Boris Johnson said it was “too early to say” whether foreign holidays will be allowed but rising cases in Europe meant “things certainly look difficult for the time being”.
The Prime Minister said he hoped to give more information about foreign travel on April 5, a week before the UK Government’s global travel task force is due to report.
“A lot of people do want to know about what’s going to happen on the holiday front and I know there’s a great deal of curiosity and interest,” Johnson said at a No 10 press conference.
“All I can say is it’s just too early to say and my advice is to everybody to wait for the global travel task force to report.

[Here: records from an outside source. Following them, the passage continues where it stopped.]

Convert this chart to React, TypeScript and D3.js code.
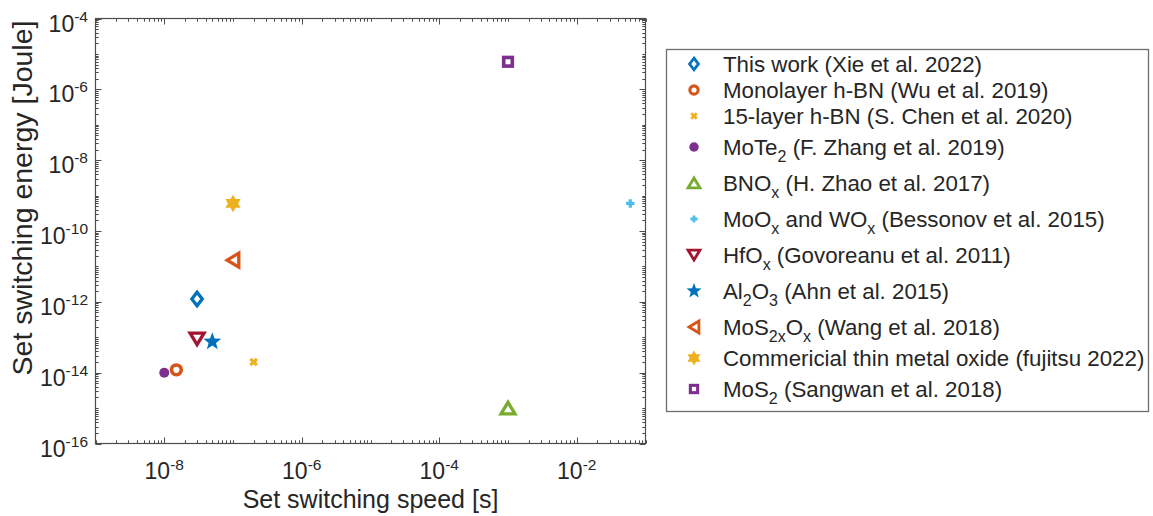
import React from 'react';
import * as d3 from 'd3';

// Reported set-switching figures of merit for several resistive-switching materials
const labels = [
  'This work (Xie et al. 2022)',
  'Monolayer h-BN (Wu et al. 2019)',
  '15-layer h-BN (S. Chen et al. 2020)',
  'MoTe_2 (F. Zhang et al. 2019)',
  'BNO_x (H. Zhao et al. 2017)',
  'MoO_x and WO_x (Bessonov et al. 2015)',
  'HfO_x (Govoreanu et al. 2011)',
  'Al_2O_3 (Ahn et al. 2015)',
  'MoS_{2x}O_x (Wang et al. 2018)',
  'Commericial thin metal oxide (fujitsu 2022)',
  'MoS_2 (Sangwan et al. 2018)',
];
// switching speed [s]
const speeds = [3e-8, 1.5e-8, 2e-7, 1e-8, 1e-3, 6e-2, 3e-8, 5e-8, 1e-7, 1e-7, 1e-3];
// switching energy [J]
const energies = [1.2e-12, 1.2e-14, 2e-14, 1e-14, 1e-15, 6e-10, 9e-14, 7.5e-14, 1.5e-11, 6e-10, 6e-6];
const markerTypes = [
  'diamond', 'circle', 'x', 'dot', 'triangleUp', 'plus',
  'triangleDown', 'pentagram', 'triangleLeft', 'hexagram', 'square',
];
const markerColors = [
  '#0072BD', '#D95319', '#EDB120', '#7E2F8E', '#77AC30', '#4DBEEE',
  '#A2142F', '#0072BD', '#D95319', '#EDB120', '#7E2F8E',
];
const xLabeledExponents = [-8, -6, -4, -2];
const yLabeledExponents = [-4, -6, -8, -10, -12, -14, -16];
const xDomain: [number, number] = [1e-9, 1e-1];
const yDomain: [number, number] = [1e-16, 1e-4];

const W = 1153;
const H = 516;
const plot = { left: 95.5, right: 645.5, top: 18.5, bottom: 443.5 };
const FONT = '"Liberation Sans", Arial, Helvetica, sans-serif';
const TEXT = '#262626';
const AXIS = '#4d4d4d';

const x = d3.scaleLog().domain(xDomain).range([plot.left, plot.right]);
const y = d3.scaleLog().domain(yDomain).range([plot.bottom, plot.top]);

function polygon(pts: [number, number][]) {
  return 'M' + pts.map((p) => p[0].toFixed(2) + ',' + p[1].toFixed(2)).join('L') + 'Z';
}

function starPoints(n: number, R: number, r: number): [number, number][] {
  const pts: [number, number][] = [];
  for (let i = 0; i < n * 2; i++) {
    const a = -Math.PI / 2 + (i * Math.PI) / n;
    const rad = i % 2 === 0 ? R : r;
    pts.push([rad * Math.cos(a), rad * Math.sin(a)]);
  }
  return pts;
}

function Marker({ type, color, cx, cy, k = 1 }: { type: string; color: string; cx: number; cy: number; k?: number }) {
  const sw = 3.3 * (k < 1 ? 0.85 : 1);
  const t = `translate(${cx},${cy})`;
  switch (type) {
    case 'diamond':
      return <path transform={t} d={polygon([[0, -6.8 * k], [5.2 * k, 0], [0, 6.8 * k], [-5.2 * k, 0]])} fill="none" stroke={color} strokeWidth={sw} strokeLinejoin="miter" />;
    case 'circle':
      return <circle transform={t} r={4.9 * k} fill="none" stroke={color} strokeWidth={sw * 1.1} />;
    case 'x': {
      const a = 3.2 * k;
      return <path transform={t} d={`M${-a},${-a}L${a},${a}M${-a},${a}L${a},${-a}`} stroke={color} strokeWidth={sw} fill="none" />;
    }
    case 'dot':
      return <circle transform={t} r={5 * (k < 1 ? 0.95 : 1)} fill={color} />;
    case 'triangleUp':
      return <path transform={t} d={polygon([[0, -5.8 * k], [7 * k, 5.8 * k], [-7 * k, 5.8 * k]])} fill="none" stroke={color} strokeWidth={sw} strokeLinejoin="miter" />;
    case 'plus': {
      const a = 4.2 * k;
      return <path transform={t} d={`M${-a},0L${a},0M0,${-a}L0,${a}`} stroke={color} strokeWidth={sw} fill="none" />;
    }
    case 'triangleDown':
      return <path transform={t} d={polygon([[0, 5.8 * k], [7 * k, -5.8 * k], [-7 * k, -5.8 * k]])} fill="none" stroke={color} strokeWidth={sw} strokeLinejoin="miter" />;
    case 'triangleLeft':
      return <path transform={t} d={polygon([[-5.8 * k, 0], [5.8 * k, -7 * k], [5.8 * k, 7 * k]])} fill="none" stroke={color} strokeWidth={sw} strokeLinejoin="miter" />;
    case 'pentagram':
      return <path transform={t} d={polygon(starPoints(5, 9.3 * k, 9.3 * k * 0.42))} fill={color} />;
    case 'hexagram':
      return <path transform={t} d={polygon(starPoints(6, 8.8 * k, (8.8 * k) / Math.sqrt(3)))} fill={color} />;
    case 'square': {
      const a = 4.3 * k;
      return <rect transform={t} x={-a} y={-a} width={2 * a} height={2 * a} fill="none" stroke={color} strokeWidth={sw * 1.1} />;
    }
    default:
      return null;
  }
}

// Split a TeX-like label ("MoS_{2x}O_x") into normal and subscript runs
function parseTex(s: string): { text: string; sub: boolean }[] {
  const out: { text: string; sub: boolean }[] = [];
  let buf = '';
  let i = 0;
  while (i < s.length) {
    if (s[i] === '_') {
      if (buf) out.push({ text: buf, sub: false });
      buf = '';
      if (s[i + 1] === '{') {
        const end = s.indexOf('}', i);
        out.push({ text: s.slice(i + 2, end), sub: true });
        i = end + 1;
      } else {
        out.push({ text: s[i + 1], sub: true });
        i += 2;
      }
    } else {
      buf += s[i];
      i++;
    }
  }
  if (buf) out.push({ text: buf, sub: false });
  return out;
}

function TexText({ label, x0, y0, size, subSize, shift }: { label: string; x0: number; y0: number; size: number; subSize: number; shift: number }) {
  const parts = parseTex(label);
  let cur = 0;
  return (
    <text x={x0} y={y0} fontSize={size} fill={TEXT} style={{ whiteSpace: 'pre' }}>
      {parts.map((p, i) => {
        const target = p.sub ? shift : 0;
        const dy = target - cur;
        cur = target;
        return (
          <tspan key={i} dy={dy} fontSize={p.sub ? subSize : size}>
            {p.text}
          </tspan>
        );
      })}
    </text>
  );
}

function logTicks(domain: [number, number]) {
  const lo = Math.round(Math.log10(domain[0]));
  const hi = Math.round(Math.log10(domain[1]));
  const ticks: { v: number; e: number; m: number }[] = [];
  for (let e = lo; e <= hi; e++) {
    for (let m = 1; m <= 9; m++) {
      const v = m * Math.pow(10, e);
      if (v > domain[1] * 1.0001) break;
      ticks.push({ v, e, m });
    }
  }
  return ticks;
}

export default function App() {
  const xTicks = logTicks(xDomain);
  const yTicks = logTicks(yDomain);
  const majorLen = 6;
  const minorLen = 3.2;

  const isXMajor = (t: { e: number; m: number }) => t.m === 1 && xLabeledExponents.includes(t.e);
  const isYMajor = (t: { e: number; m: number }) => t.m === 1 && yLabeledExponents.includes(t.e);

  // Legend layout: rows with subscripts take a little more room
  const hasSub = labels.map((l) => l.includes('_'));
  const legendRows: number[] = [];
  let ly = 64;
  labels.forEach((_, i) => {
    if (i > 0) ly += 26 + (hasSub[i - 1] ? 5 : 0) + (hasSub[i] ? 5 : 0);
    legendRows.push(ly);
  });
  const legendBox = { x: 666.5, y: 49.5, w: 482, h: 362 };

  return (
    <svg width={W} height={H} style={{ position: 'absolute', left: 0, top: 0, background: '#fff' }} fontFamily={FONT}>
      <rect x={0} y={0} width={W} height={H} fill="#fff" />

      {/* data markers */}
      {speeds.map((s, i) => (
        <Marker key={i} type={markerTypes[i]} color={markerColors[i]} cx={x(s)} cy={y(energies[i])} />
      ))}

      {/* axes box with inward ticks on all sides */}
      <g stroke={AXIS} strokeWidth={1} fill="none">
        {xTicks.map((t, i) => {
          const px = Math.round(x(t.v)) + 0.5;
          const len = isXMajor(t) ? majorLen : minorLen;
          return (
            <g key={'xt' + i}>
              <line x1={px} x2={px} y1={plot.bottom} y2={plot.bottom - len} />
              <line x1={px} x2={px} y1={plot.top} y2={plot.top + len} />
            </g>
          );
        })}
        {yTicks.map((t, i) => {
          const py = Math.round(y(t.v)) + 0.5;
          const len = isYMajor(t) ? majorLen : minorLen;
          return (
            <g key={'yt' + i}>
              <line y1={py} y2={py} x1={plot.left} x2={plot.left + len} />
              <line y1={py} y2={py} x1={plot.right} x2={plot.right - len} />
            </g>
          );
        })}
        <rect x={plot.left} y={plot.top} width={plot.right - plot.left} height={plot.bottom - plot.top} strokeWidth={1.2} />
      </g>

      {/* tick labels */}
      {xLabeledExponents.map((e) => (
        <text key={'xl' + e} x={x(Math.pow(10, e))} y={479} textAnchor="middle" fontSize={23} fill={TEXT}>
          10
          <tspan dy={-9} fontSize={15.5}>{String(e)}</tspan>
        </text>
      ))}
      {yLabeledExponents.map((e) => (
        <text key={'yl' + e} x={88} y={y(Math.pow(10, e)) + 13} textAnchor="end" fontSize={23} fill={TEXT}>
          10
          <tspan dy={-10} fontSize={15.5}>{String(e)}</tspan>
        </text>
      ))}

      {/* axis titles */}
      <text x={(plot.left + plot.right) / 2} y={508} textAnchor="middle" fontSize={25} fill={TEXT}>
        Set switching speed [s]
      </text>
      <text transform="translate(32,198) rotate(-90)" textAnchor="middle" fontSize={28.5} fill={TEXT}>
        Set switching energy [Joule]
      </text>

      {/* legend */}
      <rect x={legendBox.x} y={legendBox.y} width={legendBox.w} height={legendBox.h} fill="#fff" stroke="#6e6e6e" strokeWidth={1.3} />
      {labels.map((l, i) => (
        <g key={'lg' + i}>
          <Marker type={markerTypes[i]} color={markerColors[i]} cx={694} cy={legendRows[i]} k={0.85} />
          <TexText label={l} x0={723} y0={legendRows[i] + 8} size={22.3} subSize={16} shift={7} />
        </g>
      ))}
    </svg>
  );
}
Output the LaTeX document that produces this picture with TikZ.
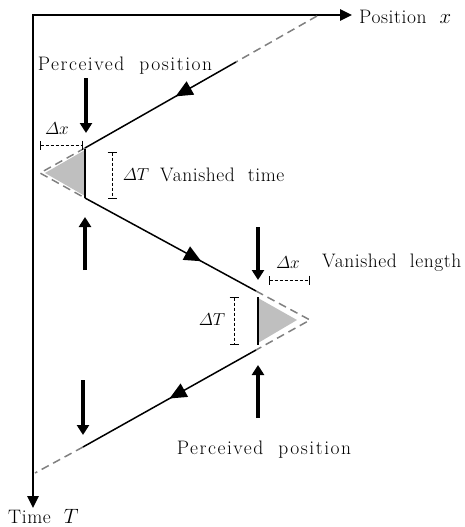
\documentclass[tikz,border=0pt]{standalone}
\usepackage{amsmath}
\usepackage{fontspec}
\newfontfamily\labelfont{Latin Modern Roman}[LetterSpace=3, WordSpace=2]
\newfontfamily\widefont{Latin Modern Roman}[LetterSpace=8, WordSpace=2]
\usetikzlibrary{arrows.meta, decorations.markings}
\tikzstyle{axis} = [
    line width=2.6pt,
    {Triangle[length=12pt, width=11pt]}-{Triangle[length=12pt, width=11pt]}
]
\tikzstyle{track} = [line width=1.5pt]
\tikzstyle{hidden} = [
    line width=1.5pt,
    draw=gray,
    dash pattern=on 8pt off 5pt
]
\tikzstyle{shade} = [fill=gray!50]
\tikzstyle{bar} = [line width=2.6pt]
\tikzstyle{pointer} = [
    line width=4.5pt,
    -{Triangle[length=10pt, width=12pt]}
]
\tikzstyle{dimline} = [
    line width=0.7pt,
    dash pattern=on 3pt off 2pt,
    {Bar[width=9pt]}-{Bar[width=9pt]}
]
\tikzstyle{txt} = [
    font=\labelfont\fontsize{19.5}{23}\selectfont,
    inner sep=0pt
]
\tikzstyle{widetxt} = [
    font=\widefont\fontsize{19.5}{23}\selectfont,
    inner sep=0pt
]
\tikzstyle{mathtxt} = [
    font=\fontsize{18}{21}\selectfont,
    inner sep=0pt
]
\tikzset{midarrow/.style={
    postaction={decorate},
    decoration={markings,
        mark=at position #1 with {\arrow{Triangle[length=17pt, width=15pt]}}}
}}

\begin{document}
\begin{tikzpicture}[x=1pt, y=-1pt]
\useasboundingbox (0,0) rectangle (464,527);

% axes
\coordinate (O) at (33,15);
\coordinate (xend) at (352,15);
\coordinate (tend) at (33,508);
\draw [axis] (xend) -- (O) -- (tend);
\node (posx) [txt, anchor=west] at (359,17) {Position $x$};
\node (timeT) [txt, anchor=base west] at (8,523) {Time $T$};

% trajectory points
\coordinate (a0) at (317,16);
\coordinate (a1) at (236,62);
\coordinate (p1) at (85,148);
\coordinate (v1) at (40,173);
\coordinate (q1) at (85,198);
\coordinate (p2) at (256,291);
\coordinate (v2) at (310,320);
\coordinate (q2) at (256,350);
\coordinate (a2) at (83,447);
\coordinate (a3) at (35,473);

% vanished parts
\fill [shade] (85,150) -- (45,173) -- (85,196) -- cycle;
\fill [shade] (258,298) -- (297,320) -- (258,343) -- cycle;
\draw [hidden] (a0) -- (a1);
\draw [hidden] (p1) -- (v1) -- (q1);
\draw [hidden] (p2) -- (v2) -- (q2);
\draw [hidden] (a2) -- (a3);

% visible parts
\draw [track, midarrow=0.4] (a1) -- (p1);
\draw [track, midarrow=0.68] (q1) -- (p2);
\draw [track, midarrow=0.5] (q2) -- (a2);
\coordinate (b1t) at (85,149);
\coordinate (b1b) at (85,198);
\coordinate (b2t) at (258,297);
\coordinate (b2b) at (258,345);
\draw [bar] (b1t) -- (b1b);
\draw [bar] (b2t) -- (b2b);

% perceived position pointers
\node (perc1) [widetxt] at (125,66) {Perceived position};
\node (perc2) [widetxt] at (264,450) {Perceived position};
\coordinate (u1s) at (86,78);
\coordinate (u1e) at (86,133);
\coordinate (d1s) at (85,270);
\coordinate (d1e) at (85,217);
\coordinate (u2s) at (258,227);
\coordinate (u2e) at (258,280);
\coordinate (d2s) at (258,418);
\coordinate (d2e) at (258,365);
\coordinate (u3s) at (83,380);
\coordinate (u3e) at (83,435);
\draw [pointer] (u1s) -- (u1e);
\draw [pointer] (d1s) -- (d1e);
\draw [pointer] (u2s) -- (u2e);
\draw [pointer] (d2s) -- (d2e);
\draw [pointer] (u3s) -- (u3e);

% vanished length and time
\coordinate (dx1a) at (40,145);
\coordinate (dx1b) at (83,145);
\draw [dimline] (dx1a) -- (dx1b);
\node (dx1) [mathtxt] at (57,129) {$\varDelta x$};
\coordinate (dt1a) at (112,152);
\coordinate (dt1b) at (112,199);
\draw [dimline] (dt1a) -- (dt1b);
\node (dt1) [mathtxt] at (136,175) {$\varDelta T$};
\node (vtime) [txt, anchor=west] at (160,175) {Vanished time};
\coordinate (dx2a) at (269,280);
\coordinate (dx2b) at (310,280);
\draw [dimline] (dx2a) -- (dx2b);
\node (dx2) [mathtxt] at (288,263) {$\varDelta x$};
\node (vlength) [txt, anchor=west] at (322,263) {Vanished length};
\coordinate (dt2a) at (234,297);
\coordinate (dt2b) at (234,345);
\draw [dimline] (dt2a) -- (dt2b);
\node (dt2) [mathtxt] at (212,320) {$\varDelta T$};

\end{tikzpicture}
\end{document}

“We’ve heard already that there are other European countries where the disease is now rising so things certainly look difficult for the time being but we will be able to say more we hope in a few days’ time, I certainly hope to say more by April 5.”
Under the current road map for easing restrictions, the earliest date people in England could go on holiday abroad would be May 17.
A senior scientific adviser has suggested people should plan to holiday in the UK this summer.
Professor Neil Ferguson, whose modelling led to the first UK lockdown last March, said relaxing border measures too early risked the success of the UK’s vaccination programme.
He said the risk from Europe is the arrival of new variants, or importing cases of the troubling South African variant from countries where cases were rising.
He told BBC Radio 4’s World at One programme: “I should say we also have some of the South African variant here already and other variants which may be similar, which we’re watching very carefully, so that is overall the major concern going forward and why we need to be vigilant, not just looking at Europe, and what’s happening within our borders as well.”
Professor Ferguson said the effectiveness of the AstraZeneca and Pfizer vaccines “might drop substantially, 60% or 50%” in the face of variants.
“And what that means is if we then allow transmission to resume which it is likely to do as we relax social distancing measures, we have that faint risk of being back in a situation where we have rising infections, rising hospitalisations with people who have been vaccinated,” he said.
“And back to, in the worst case, where we were in January.
“So, the effectiveness, exactly how effective vaccines is, is very critical to how quickly we’re able.. to relax measures.”
Asked if he was therefore in favour of keeping borders closed, Prof Ferguson said: “I certainly am in favour of relaxing border measures at a slower rate than we relax controls within the country, and doing all we can to reduce the risk of importation of variants which might undermine our vaccination programme.”
Asked what he wanted to see, he said that meant having finished “vaccinating everybody under 50, which will be late summer, and having vaccines in our stockpile which we know work very effectively against those variants”.
“Conservatively and being risk averse at the moment, I think we should be planning on summer holidays in the UK, not overseas.”
He said most people travelling to and from France at the moment on essential business or for commerce were exempt from quarantine and testing measures.
“I think we need to reconsider that, not the quarantine bit, but for instance introducing testing of everybody coming back, including those essential workers.”